## YOUR GOAL
Copy the data precisely, character for character, and leave out every picture.

** BEGIN DATA SHOWN **

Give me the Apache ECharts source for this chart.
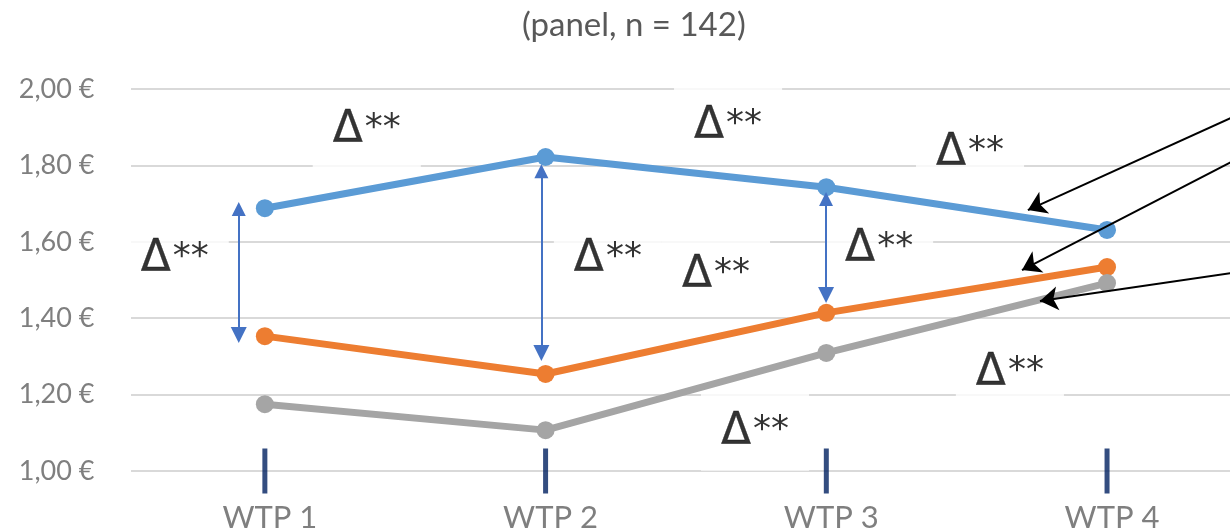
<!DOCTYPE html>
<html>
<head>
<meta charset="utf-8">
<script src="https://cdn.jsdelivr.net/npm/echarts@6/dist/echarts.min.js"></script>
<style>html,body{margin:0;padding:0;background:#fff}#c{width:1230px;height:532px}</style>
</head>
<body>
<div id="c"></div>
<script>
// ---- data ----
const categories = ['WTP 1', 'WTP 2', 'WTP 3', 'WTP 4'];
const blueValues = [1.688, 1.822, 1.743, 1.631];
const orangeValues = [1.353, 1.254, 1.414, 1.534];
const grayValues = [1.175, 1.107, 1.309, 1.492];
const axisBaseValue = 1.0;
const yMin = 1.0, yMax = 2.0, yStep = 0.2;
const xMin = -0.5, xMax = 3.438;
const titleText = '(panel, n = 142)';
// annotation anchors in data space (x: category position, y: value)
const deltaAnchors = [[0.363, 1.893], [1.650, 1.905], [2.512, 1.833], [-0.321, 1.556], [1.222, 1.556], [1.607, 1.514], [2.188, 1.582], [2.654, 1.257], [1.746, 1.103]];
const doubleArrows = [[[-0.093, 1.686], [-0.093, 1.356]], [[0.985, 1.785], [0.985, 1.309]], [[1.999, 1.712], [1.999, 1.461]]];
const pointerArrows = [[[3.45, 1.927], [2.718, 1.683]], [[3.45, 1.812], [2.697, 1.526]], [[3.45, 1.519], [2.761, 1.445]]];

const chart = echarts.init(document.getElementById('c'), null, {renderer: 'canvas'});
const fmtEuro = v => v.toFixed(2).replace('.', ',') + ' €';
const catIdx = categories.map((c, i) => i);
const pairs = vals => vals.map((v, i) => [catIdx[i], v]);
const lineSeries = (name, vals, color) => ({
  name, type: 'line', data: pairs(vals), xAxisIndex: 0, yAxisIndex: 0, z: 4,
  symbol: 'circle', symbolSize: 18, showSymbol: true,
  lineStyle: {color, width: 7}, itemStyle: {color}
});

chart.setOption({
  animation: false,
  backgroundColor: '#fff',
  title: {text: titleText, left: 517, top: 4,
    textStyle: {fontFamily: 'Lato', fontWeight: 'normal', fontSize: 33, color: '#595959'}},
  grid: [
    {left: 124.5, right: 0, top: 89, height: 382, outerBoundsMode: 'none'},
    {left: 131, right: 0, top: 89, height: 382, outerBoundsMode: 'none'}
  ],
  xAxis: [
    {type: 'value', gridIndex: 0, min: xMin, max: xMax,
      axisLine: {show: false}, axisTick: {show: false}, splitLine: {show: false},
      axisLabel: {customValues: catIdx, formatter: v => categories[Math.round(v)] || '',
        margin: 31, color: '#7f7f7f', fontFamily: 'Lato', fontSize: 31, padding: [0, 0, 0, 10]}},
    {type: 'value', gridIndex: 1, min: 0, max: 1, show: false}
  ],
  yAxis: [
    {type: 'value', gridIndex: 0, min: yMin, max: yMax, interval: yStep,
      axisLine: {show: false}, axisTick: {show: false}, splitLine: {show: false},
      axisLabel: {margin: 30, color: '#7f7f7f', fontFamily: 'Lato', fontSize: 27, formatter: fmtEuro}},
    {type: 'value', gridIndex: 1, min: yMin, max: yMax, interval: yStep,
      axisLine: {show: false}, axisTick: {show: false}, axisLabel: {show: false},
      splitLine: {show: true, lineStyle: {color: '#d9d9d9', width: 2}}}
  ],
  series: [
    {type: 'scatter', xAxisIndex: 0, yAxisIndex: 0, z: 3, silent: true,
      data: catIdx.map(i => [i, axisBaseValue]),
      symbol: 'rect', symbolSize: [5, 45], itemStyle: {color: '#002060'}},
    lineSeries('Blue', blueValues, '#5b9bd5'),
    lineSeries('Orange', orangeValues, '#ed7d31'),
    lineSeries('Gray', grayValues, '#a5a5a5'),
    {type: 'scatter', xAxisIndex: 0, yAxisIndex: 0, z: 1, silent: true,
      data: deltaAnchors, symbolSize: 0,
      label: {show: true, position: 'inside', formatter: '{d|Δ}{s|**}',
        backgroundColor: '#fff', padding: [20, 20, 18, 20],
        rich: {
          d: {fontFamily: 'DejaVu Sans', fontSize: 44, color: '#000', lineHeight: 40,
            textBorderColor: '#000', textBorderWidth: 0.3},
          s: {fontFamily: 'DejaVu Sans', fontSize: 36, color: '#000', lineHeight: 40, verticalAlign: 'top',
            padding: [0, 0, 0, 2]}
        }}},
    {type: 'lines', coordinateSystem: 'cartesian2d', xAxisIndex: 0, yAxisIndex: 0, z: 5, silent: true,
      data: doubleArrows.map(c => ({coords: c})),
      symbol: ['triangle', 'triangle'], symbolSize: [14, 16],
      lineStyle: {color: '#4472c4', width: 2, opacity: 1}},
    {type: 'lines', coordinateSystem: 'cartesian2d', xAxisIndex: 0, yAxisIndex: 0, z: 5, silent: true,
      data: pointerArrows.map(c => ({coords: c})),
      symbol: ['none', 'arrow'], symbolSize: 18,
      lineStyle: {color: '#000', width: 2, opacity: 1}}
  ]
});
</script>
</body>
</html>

** END DATA SHOWN **

## FULL OUTPUT
Give me the Apache ECharts source for this chart.
<!DOCTYPE html>
<html>
<head>
<meta charset="utf-8">
<script src="https://cdn.jsdelivr.net/npm/echarts@6/dist/echarts.min.js"></script>
<style>html,body{margin:0;padding:0;background:#fff}#c{width:1230px;height:532px}</style>
</head>
<body>
<div id="c"></div>
<script>
// ---- data ----
const categories = ['WTP 1', 'WTP 2', 'WTP 3', 'WTP 4'];
const blueValues = [1.688, 1.822, 1.743, 1.631];
const orangeValues = [1.353, 1.254, 1.414, 1.534];
const grayValues = [1.175, 1.107, 1.309, 1.492];
const axisBaseValue = 1.0;
const yMin = 1.0, yMax = 2.0, yStep = 0.2;
const xMin = -0.5, xMax = 3.438;
const titleText = '(panel, n = 142)';
// annotation anchors in data space (x: category position, y: value)
const deltaAnchors = [[0.363, 1.893], [1.650, 1.905], [2.512, 1.833], [-0.321, 1.556], [1.222, 1.556], [1.607, 1.514], [2.188, 1.582], [2.654, 1.257], [1.746, 1.103]];
const doubleArrows = [[[-0.093, 1.686], [-0.093, 1.356]], [[0.985, 1.785], [0.985, 1.309]], [[1.999, 1.712], [1.999, 1.461]]];
const pointerArrows = [[[3.45, 1.927], [2.718, 1.683]], [[3.45, 1.812], [2.697, 1.526]], [[3.45, 1.519], [2.761, 1.445]]];

const chart = echarts.init(document.getElementById('c'), null, {renderer: 'canvas'});
const fmtEuro = v => v.toFixed(2).replace('.', ',') + ' €';
const catIdx = categories.map((c, i) => i);
const pairs = vals => vals.map((v, i) => [catIdx[i], v]);
const lineSeries = (name, vals, color) => ({
  name, type: 'line', data: pairs(vals), xAxisIndex: 0, yAxisIndex: 0, z: 4,
  symbol: 'circle', symbolSize: 18, showSymbol: true,
  lineStyle: {color, width: 7}, itemStyle: {color}
});

chart.setOption({
  animation: false,
  backgroundColor: '#fff',
  title: {text: titleText, left: 517, top: 4,
    textStyle: {fontFamily: 'Lato', fontWeight: 'normal', fontSize: 33, color: '#595959'}},
  grid: [
    {left: 124.5, right: 0, top: 89, height: 382, outerBoundsMode: 'none'},
    {left: 131, right: 0, top: 89, height: 382, outerBoundsMode: 'none'}
  ],
  xAxis: [
    {type: 'value', gridIndex: 0, min: xMin, max: xMax,
      axisLine: {show: false}, axisTick: {show: false}, splitLine: {show: false},
      axisLabel: {customValues: catIdx, formatter: v => categories[Math.round(v)] || '',
        margin: 31, color: '#7f7f7f', fontFamily: 'Lato', fontSize: 31, padding: [0, 0, 0, 10]}},
    {type: 'value', gridIndex: 1, min: 0, max: 1, show: false}
  ],
  yAxis: [
    {type: 'value', gridIndex: 0, min: yMin, max: yMax, interval: yStep,
      axisLine: {show: false}, axisTick: {show: false}, splitLine: {show: false},
      axisLabel: {margin: 30, color: '#7f7f7f', fontFamily: 'Lato', fontSize: 27, formatter: fmtEuro}},
    {type: 'value', gridIndex: 1, min: yMin, max: yMax, interval: yStep,
      axisLine: {show: false}, axisTick: {show: false}, axisLabel: {show: false},
      splitLine: {show: true, lineStyle: {color: '#d9d9d9', width: 2}}}
  ],
  series: [
    {type: 'scatter', xAxisIndex: 0, yAxisIndex: 0, z: 3, silent: true,
      data: catIdx.map(i => [i, axisBaseValue]),
      symbol: 'rect', symbolSize: [5, 45], itemStyle: {color: '#002060'}},
    lineSeries('Blue', blueValues, '#5b9bd5'),
    lineSeries('Orange', orangeValues, '#ed7d31'),
    lineSeries('Gray', grayValues, '#a5a5a5'),
    {type: 'scatter', xAxisIndex: 0, yAxisIndex: 0, z: 1, silent: true,
      data: deltaAnchors, symbolSize: 0,
      label: {show: true, position: 'inside', formatter: '{d|Δ}{s|**}',
        backgroundColor: '#fff', padding: [20, 20, 18, 20],
        rich: {
          d: {fontFamily: 'DejaVu Sans', fontSize: 44, color: '#000', lineHeight: 40,
            textBorderColor: '#000', textBorderWidth: 0.3},
          s: {fontFamily: 'DejaVu Sans', fontSize: 36, color: '#000', lineHeight: 40, verticalAlign: 'top',
            padding: [0, 0, 0, 2]}
        }}},
    {type: 'lines', coordinateSystem: 'cartesian2d', xAxisIndex: 0, yAxisIndex: 0, z: 5, silent: true,
      data: doubleArrows.map(c => ({coords: c})),
      symbol: ['triangle', 'triangle'], symbolSize: [14, 16],
      lineStyle: {color: '#4472c4', width: 2, opacity: 1}},
    {type: 'lines', coordinateSystem: 'cartesian2d', xAxisIndex: 0, yAxisIndex: 0, z: 5, silent: true,
      data: pointerArrows.map(c => ({coords: c})),
      symbol: ['none', 'arrow'], symbolSize: 18,
      lineStyle: {color: '#000', width: 2, opacity: 1}}
  ]
});
</script>
</body>
</html>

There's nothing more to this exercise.